Another reason innovations fail is that successful innovations that remain in market are quickly copied by competitors. Not only that, competitors playing a ‘follower strategy’ are not disabled by many of the costs associated with bringing a new idea to market. Fast followers can quickly learn from the mistakes of the original innovator who is invariably bogged down by the double whammy of internal resistance and external inertia.
For example, can you imagine the money Unilever must have spent to put black laundry detergent (for washing black clothes) on shelf only to find archrival Procter & Gamble putting an almost identical product on shelf a few moments later? (I actually forget who was first and who was the follower--but that’s my point).
Furthermore, companies often seriously underestimate the hidden costs associated with innovations, so what looks like a success on paper is often a commercial flop over the longer term when hidden costs like logistics are taken into account. Incremental innovation (horizon-one type innovation) is something companies need to do to stay in the game, but it rarely delivers any long-term competitive advantage unless you can create continuous company-wide innovation as a core competency.
This is not to say that companies (or individuals) can’t get rich by inventing and capitalising upon a single new product (look at Red Bull, Dyson, or Swatch), but it’s getting increasingly difficult as mass markets fragment and consumer attention spans evaporate.

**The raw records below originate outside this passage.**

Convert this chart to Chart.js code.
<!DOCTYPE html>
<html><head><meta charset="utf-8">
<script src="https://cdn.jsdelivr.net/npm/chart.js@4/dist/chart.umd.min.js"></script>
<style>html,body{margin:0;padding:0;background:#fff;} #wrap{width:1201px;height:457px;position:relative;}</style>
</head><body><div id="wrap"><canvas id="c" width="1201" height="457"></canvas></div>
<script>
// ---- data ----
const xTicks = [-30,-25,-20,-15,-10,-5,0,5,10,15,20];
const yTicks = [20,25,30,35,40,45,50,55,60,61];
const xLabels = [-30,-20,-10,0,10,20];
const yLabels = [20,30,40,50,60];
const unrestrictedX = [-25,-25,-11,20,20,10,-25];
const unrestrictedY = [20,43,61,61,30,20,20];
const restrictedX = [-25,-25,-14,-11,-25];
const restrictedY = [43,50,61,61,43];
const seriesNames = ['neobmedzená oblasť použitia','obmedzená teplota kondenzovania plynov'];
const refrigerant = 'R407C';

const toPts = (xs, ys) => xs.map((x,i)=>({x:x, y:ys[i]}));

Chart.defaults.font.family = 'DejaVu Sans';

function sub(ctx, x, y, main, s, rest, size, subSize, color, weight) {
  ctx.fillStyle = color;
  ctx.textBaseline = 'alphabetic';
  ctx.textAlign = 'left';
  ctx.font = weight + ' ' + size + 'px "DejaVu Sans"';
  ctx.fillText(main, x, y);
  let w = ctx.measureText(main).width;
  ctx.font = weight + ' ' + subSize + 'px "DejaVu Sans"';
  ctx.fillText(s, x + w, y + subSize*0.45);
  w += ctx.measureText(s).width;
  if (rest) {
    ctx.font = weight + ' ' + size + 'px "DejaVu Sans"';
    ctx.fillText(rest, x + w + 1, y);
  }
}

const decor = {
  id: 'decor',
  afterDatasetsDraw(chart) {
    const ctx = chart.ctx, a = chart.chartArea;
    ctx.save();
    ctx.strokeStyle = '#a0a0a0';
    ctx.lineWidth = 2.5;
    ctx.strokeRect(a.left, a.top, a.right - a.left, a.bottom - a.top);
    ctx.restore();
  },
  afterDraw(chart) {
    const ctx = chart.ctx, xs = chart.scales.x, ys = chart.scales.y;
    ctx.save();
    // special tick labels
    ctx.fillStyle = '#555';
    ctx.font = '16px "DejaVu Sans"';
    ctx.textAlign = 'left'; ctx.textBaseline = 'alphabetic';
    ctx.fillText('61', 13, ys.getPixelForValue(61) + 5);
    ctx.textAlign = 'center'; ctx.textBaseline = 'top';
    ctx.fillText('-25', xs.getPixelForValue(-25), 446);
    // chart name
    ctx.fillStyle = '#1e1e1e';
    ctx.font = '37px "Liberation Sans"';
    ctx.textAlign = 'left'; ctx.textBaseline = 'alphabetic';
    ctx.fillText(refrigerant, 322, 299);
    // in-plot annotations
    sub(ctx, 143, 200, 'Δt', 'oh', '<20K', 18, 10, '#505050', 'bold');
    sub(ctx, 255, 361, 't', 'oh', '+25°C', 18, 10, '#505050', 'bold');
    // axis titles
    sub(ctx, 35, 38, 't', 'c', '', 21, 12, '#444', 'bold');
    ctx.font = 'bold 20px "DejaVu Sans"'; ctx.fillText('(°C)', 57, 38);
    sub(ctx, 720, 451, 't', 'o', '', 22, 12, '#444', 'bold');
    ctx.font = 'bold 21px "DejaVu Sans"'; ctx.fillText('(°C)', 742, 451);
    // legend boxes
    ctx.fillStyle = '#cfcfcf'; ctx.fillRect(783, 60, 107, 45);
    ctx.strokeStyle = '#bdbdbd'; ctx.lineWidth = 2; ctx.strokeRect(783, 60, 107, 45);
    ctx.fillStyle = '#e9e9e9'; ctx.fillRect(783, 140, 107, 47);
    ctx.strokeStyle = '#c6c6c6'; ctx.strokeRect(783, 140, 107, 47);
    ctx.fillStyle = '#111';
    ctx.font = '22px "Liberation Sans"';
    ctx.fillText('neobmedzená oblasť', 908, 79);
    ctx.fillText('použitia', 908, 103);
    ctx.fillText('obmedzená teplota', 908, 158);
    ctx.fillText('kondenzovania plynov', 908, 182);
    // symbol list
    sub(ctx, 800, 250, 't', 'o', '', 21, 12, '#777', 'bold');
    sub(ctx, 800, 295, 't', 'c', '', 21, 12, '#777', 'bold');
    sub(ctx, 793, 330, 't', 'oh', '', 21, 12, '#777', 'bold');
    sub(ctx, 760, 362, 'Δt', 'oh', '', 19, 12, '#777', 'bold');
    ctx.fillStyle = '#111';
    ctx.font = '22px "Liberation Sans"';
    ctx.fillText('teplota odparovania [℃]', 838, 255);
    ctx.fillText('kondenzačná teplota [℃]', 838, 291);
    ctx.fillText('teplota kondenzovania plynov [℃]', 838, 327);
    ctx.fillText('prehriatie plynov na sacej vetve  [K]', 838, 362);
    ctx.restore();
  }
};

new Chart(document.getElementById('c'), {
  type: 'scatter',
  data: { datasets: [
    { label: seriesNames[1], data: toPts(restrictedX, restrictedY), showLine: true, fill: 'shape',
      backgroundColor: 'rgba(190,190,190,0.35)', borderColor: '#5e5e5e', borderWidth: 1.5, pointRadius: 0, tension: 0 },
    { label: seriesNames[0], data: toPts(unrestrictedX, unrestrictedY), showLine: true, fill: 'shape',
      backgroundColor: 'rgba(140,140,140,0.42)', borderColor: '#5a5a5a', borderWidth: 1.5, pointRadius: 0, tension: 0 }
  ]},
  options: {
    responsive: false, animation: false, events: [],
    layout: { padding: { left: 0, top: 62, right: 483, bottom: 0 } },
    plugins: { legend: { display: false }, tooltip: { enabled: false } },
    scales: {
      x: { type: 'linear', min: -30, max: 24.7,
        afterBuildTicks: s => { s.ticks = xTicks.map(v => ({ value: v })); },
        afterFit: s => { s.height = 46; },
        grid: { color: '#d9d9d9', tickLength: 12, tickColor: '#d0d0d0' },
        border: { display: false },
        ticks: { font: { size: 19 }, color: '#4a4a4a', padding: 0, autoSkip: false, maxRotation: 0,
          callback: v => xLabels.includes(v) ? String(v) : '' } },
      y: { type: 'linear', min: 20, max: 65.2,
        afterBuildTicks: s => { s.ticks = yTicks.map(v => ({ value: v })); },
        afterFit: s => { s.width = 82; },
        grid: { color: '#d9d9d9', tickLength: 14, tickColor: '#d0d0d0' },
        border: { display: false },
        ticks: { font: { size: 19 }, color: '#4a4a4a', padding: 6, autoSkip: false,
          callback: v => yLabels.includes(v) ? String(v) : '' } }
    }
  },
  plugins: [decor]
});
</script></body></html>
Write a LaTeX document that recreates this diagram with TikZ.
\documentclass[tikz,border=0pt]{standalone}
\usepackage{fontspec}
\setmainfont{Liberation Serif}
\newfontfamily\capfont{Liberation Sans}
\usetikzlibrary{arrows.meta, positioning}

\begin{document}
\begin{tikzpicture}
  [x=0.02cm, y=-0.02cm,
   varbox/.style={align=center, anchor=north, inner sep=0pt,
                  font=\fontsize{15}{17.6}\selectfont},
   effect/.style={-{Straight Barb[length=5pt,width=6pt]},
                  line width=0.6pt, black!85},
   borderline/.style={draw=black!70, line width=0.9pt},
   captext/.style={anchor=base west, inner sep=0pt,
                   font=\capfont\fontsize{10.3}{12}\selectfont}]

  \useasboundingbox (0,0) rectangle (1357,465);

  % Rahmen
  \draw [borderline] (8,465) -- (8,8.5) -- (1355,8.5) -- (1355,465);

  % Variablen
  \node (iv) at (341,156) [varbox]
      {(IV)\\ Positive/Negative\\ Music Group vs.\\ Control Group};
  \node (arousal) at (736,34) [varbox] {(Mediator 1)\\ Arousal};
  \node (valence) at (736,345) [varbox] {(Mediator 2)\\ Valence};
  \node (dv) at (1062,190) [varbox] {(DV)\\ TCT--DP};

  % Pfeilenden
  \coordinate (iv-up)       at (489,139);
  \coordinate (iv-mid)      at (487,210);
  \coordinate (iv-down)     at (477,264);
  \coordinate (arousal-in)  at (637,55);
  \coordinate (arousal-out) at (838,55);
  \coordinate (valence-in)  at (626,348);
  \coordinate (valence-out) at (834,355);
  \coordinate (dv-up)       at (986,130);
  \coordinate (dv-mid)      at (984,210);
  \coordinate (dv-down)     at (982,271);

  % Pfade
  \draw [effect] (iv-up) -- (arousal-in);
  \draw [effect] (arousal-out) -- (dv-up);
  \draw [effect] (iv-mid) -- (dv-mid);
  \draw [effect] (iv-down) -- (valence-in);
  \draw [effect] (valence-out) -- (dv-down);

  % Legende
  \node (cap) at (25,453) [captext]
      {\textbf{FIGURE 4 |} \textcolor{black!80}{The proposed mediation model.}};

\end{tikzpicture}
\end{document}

For instance, Apple (pre iPod and iTunes) held approximately 1,300 patents and had fanatical brand loyalty. The company was also held up as a poster child of the innovation economy. But Apple had only around 2.5% to 3.0% of the global personal computer market behind grey box brands like Acer and Legend. In contrast, Dell had a share of around 18% of the worldwide market thanks to process innovations like its ‘built-to-order’ production system. In personal terms, Michael Dell is also worth considerably more than Steve Jobs. Dell is the 12th richest person on the planet with around $17 billion, while Jobs languishes in relative poverty in 140th place will around $4 billion. This is ridiculously simplistic, but surely these numbers say something about the value of process versus product innovation?